В шуме праздников и даже в самом близком обхождении с русскими Петр явно обнаруживал к ним свое презрение беспрестанными насмешками. Чудное соединение справедливости и закоренелого зла, величия и глупости видимо было при дворе его. Двое из ближайших к нему любимцев, обещав за деньги ходатайствовать у него, были жестоко биты им собственноручно; он отнял у них деньги и продолжал обходиться с ними с прежнею милостью. Иностранец доносил ему о некоторых возмутительных словах, – он ответил, что ненавидит доносчиков, и приказал его наказать.

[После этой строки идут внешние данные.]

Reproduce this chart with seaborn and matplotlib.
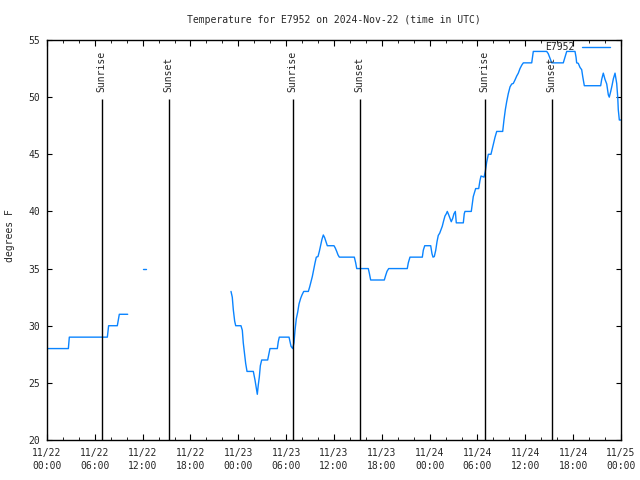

За придворными пиршествами следовали долгие экзерциции, которыми он изнурял солдат. Его страсть к военной тактике не знала никакой меры; он желал, чтобы беспрерывный пушечный гром представлял ему наперед военные действия, и мирная столица уподоблялась осажденному городу. Он приказал однажды сделать залп из ста осадных орудий, и, дабы отклонить его от сей забавы, надлежало ему представить, что он разрушит город. Часто, выскочив из-за стола со стаканом в руке, он бросался на колени пред портретом короля Прусского и кричал: «Любезный брат, мы покорим с тобою всю вселенную». Посланника его он принял к себе в особенную милость и хотел, чтобы тот до отъезда в поход пользовался при дворе благосклонностью всех молодых женщин. Он запирал его с ними и с обнаженною шпагою становился на караул у дверей; и когда в такое время явился к нему государственный канцлер с делами, то он сказал ему: «Отдавайте свой отчет принцу Георгу, вы видите, что я солдат». Принц Георг Голштинского дома был ему дядей, служившим генерал-лейтенантом у короля Прусского; ему-то он иногда говорил публично: «Дядюшка, ты плохой генерал, король уволил тебя со службы». Как ни презрительно было такое к нему чувство, он поверял, однако, всё этому принцу по родственной любви. Еще с самого начала своего царствования, некстати повинуясь этому родственному чувству, он, к сожалению всех русских, вызвал к себе всех принцев и принцесс сего многочисленного дома.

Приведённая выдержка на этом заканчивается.